Nick Mileti, the high-velocity lawyer who two years ago purchased the arena and Cleveland's minor league hockey franchise, and then last spring acquired a pro basketball franchise for the city, wanted to start off his new team with a toast. Each Cleveland customer was given a wine glass on opening night, and each was supposed to have had a goodly snort of Aquarius, a wine of unspecified vintage stomped out by Canandaigua Industries, an outfit more suggestive of a chemical combine than a vintner. Canandaigua, which also bottles those other enologists' delights, Wild Irish Rose and Virginia Dare, offers Aquarius as "the wine of the new age," but Ohio liquor authorities decided that some old laws still applied and Mileti was barred from serving his fans. The latter could only raise empty glasses in a simulated toast to the team, which may be just about as satisfying as a simulated win.
Cleveland lost to San Diego in that home opener 110-99, but it was the earlier losses away from home that really hurt. The Cavaliers had sold more season tickets than any expansion franchise ever has, but by the time the team got around to playing at home the losing streak had dampened fan interest.
In 10 home dates since then, Cleveland has not once managed to draw more than 3,575 people, although the chilly arena has otherwise been nicely refurbished by Mileti. Those who do come are remarkably uninhibited, considering their lack of companionship. Nor do they seem unduly disturbed by events beyond their ken. On their second road trip, the Cavaliers lost to the 76ers by 54 points, the biggest victory ever for a Philadelphia team. "We were behind by 48 points at the half," recalls Fitch. "I came out for the third period and gave their coach the peace sign. He returned a slightly different gesture."
The Cavaliers' persistent losses have gained them a reverse notoriety. In Boston they are called The World Famous Cavaliers, in New York The Madcap Mob, in Cincinnati The Cleveland Cadavers, and back home simply The Lovables. When Guard Johnny Egan's wife Joan took their two small children to a game, one thought they were at the circus and asked where the clowns were. Joan pointed to the Cavaliers.
For Fitch, who had never lost more than four consecutive games in 16 years as a college coach at Coe, North Dakota, Bowling Green and Minnesota, the Cavalier reverses have lent a bittersweet cast to his innate good humor. "This is the unhappiest time of my life," he said last week. "I can be funny when I have to be, but it's no fun going home at night and not being able to sleep. The players must feel they've got Polly Bergen coaching.

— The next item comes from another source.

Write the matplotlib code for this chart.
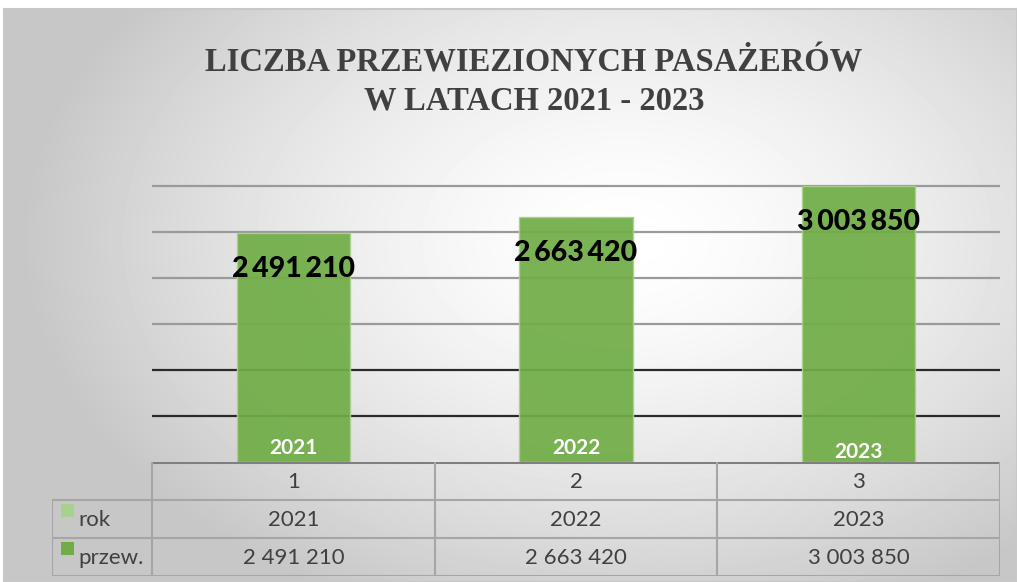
import numpy as np
import matplotlib.pyplot as plt

years = [2021, 2022, 2023]
passengers = [2491210, 2663420, 3003850]
col_labels = ['1', '2', '3']
row_labels = ['rok', 'przew.']

title = 'LICZBA PRZEWIEZIONYCH PASAŻERÓW\nW LATACH 2021 - 2023'

W, H = 1017, 582
GREEN = '#70ad47'
LIGHT = '#a9d18e'
TXT = '#404040'


def fmt(v, sep=' '):
    return '{:,}'.format(v).replace(',', sep)


def fx(px):
    return px / W


def fy(py):
    return 1 - py / H


fig = plt.figure(figsize=(W / 100, H / 100), dpi=100)

# radial background of the chart area
bg = fig.add_axes([fx(4), 0, 1 - fx(4), fy(9)])
yy, xx = np.mgrid[0:573, 0:1013]
d = np.sqrt(((xx - 620) / 600.0) ** 2 + ((yy - 230) / 400.0) ** 2)
shade = 1 - 0.22 * np.clip(d, 0, 1) ** 1.5
bg.imshow(shade, cmap='gray', vmin=0, vmax=1, aspect='auto', interpolation='bilinear')
bg.set_xticks([])
bg.set_yticks([])
for s in bg.spines.values():
    s.set_color('#c8c8c8')
    s.set_linewidth(1.5)

fig.text(fx(534), fy(82), title, ha='center', va='center', fontsize=23.5,
         family='Liberation Serif', weight='bold', color=TXT, linespacing=1.3)

# plot area
ymax = 3.5e6
top_px = 462 - ymax / 10880
ax = fig.add_axes([fx(152), fy(462), fx(1000) - fx(152), (462 - top_px) / H])
ax.patch.set_visible(False)
x = np.arange(len(years))
ax.set_xlim(-0.5, 2.5)
ax.set_ylim(0, ymax)
grid = np.arange(500000, 3000001, 500000)
for g in grid:
    c = '#2a2a2a' if g <= 1000000 else '#9a9a9a'
    ax.axhline(g, color=c, lw=1.6, zorder=1)
ax.bar(x, years, width=0.4, color=LIGHT, zorder=2)
bars = ax.bar(x, passengers, bottom=years, width=0.4, color=GREEN, alpha=0.93,
              edgecolor=LIGHT, linewidth=1, zorder=2)
for xi, v, yr, dy in zip(x, passengers, years, [14, 14, 10]):
    ax.annotate(fmt(v, '\u2009'), (xi, v), xytext=(0, -36), textcoords='offset pixels',
                ha='center', va='center', fontsize=20.5, family='Lato',
                weight='black', color='black', zorder=4)
    ax.annotate(str(yr), (xi, 0), xytext=(0, dy), textcoords='offset pixels',
                ha='center', va='center', fontsize=15, family='Lato',
                weight='bold', color='white', zorder=4)
ax.axis('off')

# data table
lab_w = (152 - 52) / 282.67
tab = fig.add_axes([fx(52), fy(576), fx(1000) - fx(52), (576 - 462) / H])
tab.set_xlim(-0.5 - lab_w, 2.5)
tab.set_ylim(3, 0)
tab.axis('off')
lc = '#a6a6a6'
tab.plot([-0.5, 2.5], [0, 0], color='#7f7f7f', lw=2.2)
for r in [1, 2, 3]:
    tab.plot([-0.5 - lab_w, 2.5], [r, r], color=lc, lw=1.5)
for c in [-0.5, 0.5, 1.5, 2.5]:
    tab.plot([c, c], [0, 3], color=lc, lw=1.5)
tab.plot([-0.5 - lab_w] * 2, [1, 3], color=lc, lw=1.5)
rows = [[str(y) for y in years], [fmt(v) for v in passengers]]
for xi, cl in zip(x, col_labels):
    tab.text(xi, 0.52, cl, ha='center', va='center', fontsize=16,
             family='Lato', color=TXT)
for ri, (name, vals, sw) in enumerate(zip(row_labels, rows, [LIGHT, GREEN])):
    yc = ri + 1.5
    tab.add_patch(plt.Rectangle((-0.5 - lab_w + 0.033, yc - 0.4), 0.045, 0.36,
                                color=sw, lw=0))
    tab.text(-0.5 - lab_w + 0.095, yc + 0.02, name, ha='left', va='center',
             fontsize=16, family='Lato', color=TXT)
    for xi, s in zip(x, vals):
        tab.text(xi, yc + 0.02, s, ha='center', va='center', fontsize=16,
                 family='Lato', color=TXT)

fig.savefig('out.png', dpi=100)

Two years ago I was the coach of the year in Ohio and the legislature passed a resolution praising my achievements. This year they'll probably pass a law against me."
The selfish NBA expansion plan leaves new teams without the assets most needed to win—a superstar and depth. "One night we had a helluva game in Phoenix," Fitch said. "We're down a point, 104-103, with a couple of minutes to go and it looks like we have a shot at it. I call time and I'm coaching my butt off, talking it up with the players. Then I look down at the other bench and they've got four guys sitting around drinking Gatorade while their coach is talking to Connie Hawkins. What happens? Hawkins goes out and scores the next six points. Their guy is playing one-on-five and they still win it."

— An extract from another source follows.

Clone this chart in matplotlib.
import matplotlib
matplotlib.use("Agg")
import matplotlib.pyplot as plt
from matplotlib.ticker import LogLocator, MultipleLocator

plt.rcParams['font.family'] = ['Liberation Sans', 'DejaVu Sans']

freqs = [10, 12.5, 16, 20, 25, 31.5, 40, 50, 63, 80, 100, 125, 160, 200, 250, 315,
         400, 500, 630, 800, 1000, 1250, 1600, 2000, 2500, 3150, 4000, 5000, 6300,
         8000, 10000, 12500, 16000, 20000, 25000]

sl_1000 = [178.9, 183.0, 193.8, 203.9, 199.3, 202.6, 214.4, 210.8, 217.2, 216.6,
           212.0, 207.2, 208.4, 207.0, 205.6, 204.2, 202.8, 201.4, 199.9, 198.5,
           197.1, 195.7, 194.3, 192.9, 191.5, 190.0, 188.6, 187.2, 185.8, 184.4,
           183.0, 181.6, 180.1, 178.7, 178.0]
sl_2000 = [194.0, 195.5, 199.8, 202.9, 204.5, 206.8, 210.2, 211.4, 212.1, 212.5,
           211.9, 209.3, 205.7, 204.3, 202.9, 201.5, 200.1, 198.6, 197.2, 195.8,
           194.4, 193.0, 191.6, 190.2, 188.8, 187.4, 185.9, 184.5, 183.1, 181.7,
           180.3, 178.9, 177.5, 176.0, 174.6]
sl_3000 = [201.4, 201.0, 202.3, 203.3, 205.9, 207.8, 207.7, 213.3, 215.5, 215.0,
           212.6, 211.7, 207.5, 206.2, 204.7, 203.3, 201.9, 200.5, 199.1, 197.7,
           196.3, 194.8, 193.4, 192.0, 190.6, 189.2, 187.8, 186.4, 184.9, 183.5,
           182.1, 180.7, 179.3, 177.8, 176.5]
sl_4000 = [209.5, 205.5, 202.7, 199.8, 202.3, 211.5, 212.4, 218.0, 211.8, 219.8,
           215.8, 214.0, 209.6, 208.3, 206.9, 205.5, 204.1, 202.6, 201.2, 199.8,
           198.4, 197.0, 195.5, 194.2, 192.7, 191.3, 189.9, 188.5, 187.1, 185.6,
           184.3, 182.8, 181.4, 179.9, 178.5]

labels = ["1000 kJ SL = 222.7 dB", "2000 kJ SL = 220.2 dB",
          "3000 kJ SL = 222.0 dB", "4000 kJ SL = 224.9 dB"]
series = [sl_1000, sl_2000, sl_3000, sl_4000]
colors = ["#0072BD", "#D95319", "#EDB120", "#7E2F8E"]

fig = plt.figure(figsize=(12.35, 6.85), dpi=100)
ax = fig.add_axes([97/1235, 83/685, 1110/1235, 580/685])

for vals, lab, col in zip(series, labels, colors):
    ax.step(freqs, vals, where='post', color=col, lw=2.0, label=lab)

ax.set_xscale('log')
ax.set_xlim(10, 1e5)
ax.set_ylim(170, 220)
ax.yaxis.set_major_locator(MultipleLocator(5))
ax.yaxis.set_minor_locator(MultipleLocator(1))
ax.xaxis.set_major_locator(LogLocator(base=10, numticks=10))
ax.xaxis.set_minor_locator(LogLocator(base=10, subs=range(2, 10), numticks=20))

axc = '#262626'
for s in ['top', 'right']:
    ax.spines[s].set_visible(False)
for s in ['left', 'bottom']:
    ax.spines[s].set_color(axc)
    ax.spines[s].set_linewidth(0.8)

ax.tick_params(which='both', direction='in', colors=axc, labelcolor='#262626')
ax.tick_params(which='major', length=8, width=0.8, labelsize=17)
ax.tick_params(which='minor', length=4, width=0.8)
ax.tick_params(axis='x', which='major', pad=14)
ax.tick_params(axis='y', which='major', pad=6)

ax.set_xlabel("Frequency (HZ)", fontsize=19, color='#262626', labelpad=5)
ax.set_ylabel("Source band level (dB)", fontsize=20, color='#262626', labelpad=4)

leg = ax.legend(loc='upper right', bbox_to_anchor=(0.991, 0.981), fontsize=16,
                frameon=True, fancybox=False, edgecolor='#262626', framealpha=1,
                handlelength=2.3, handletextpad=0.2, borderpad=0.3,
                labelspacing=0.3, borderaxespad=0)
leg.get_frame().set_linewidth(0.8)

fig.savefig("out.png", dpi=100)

Cleveland's inexperience—nine of its 12 players are 25 or younger—has hurt against its fellow expansion teams (the Cavs are 2-6 against Portland and Buffalo), but it is now too late for Fitch to make changes. "We put a few guys out on waivers, and the only one who was picked up was the skull," he says. "As far as trades are concerned, my phone doesn't even ring when I'm in the bathtub."
Of the players on hand, the most promising is John Johnson, the 6'7" rookie from Iowa who plays both guard and forward. "It's tougher this way than if I was on a winner," he says. "I've got to learn the league as a rookie, and I also have to live with losing. I've never lost more than three games in a row before in my life, and it's hard to take. You have to have a chuckle now and then or else you'd go nuts. But it's not funny."
"It's embarrassing," says starting Guard Bob Lewis, who came from San Francisco in the draft and has had a rugged time over the last 56 games, considering that the Warriors lost 21 of their final 27 a year ago. "This continual losing, it's terrible. You can't talk to your friends. They're always trying to tell you what's wrong."
Since that first win over Portland, the Cavaliers have been losing by an average of only 12 points a game. Perhaps that is what has allowed Bill Fitch to retain some shreds of optimism. "Hope springs eternal," he volunteers. "Maybe we're the only team in the league that has had its flu shots."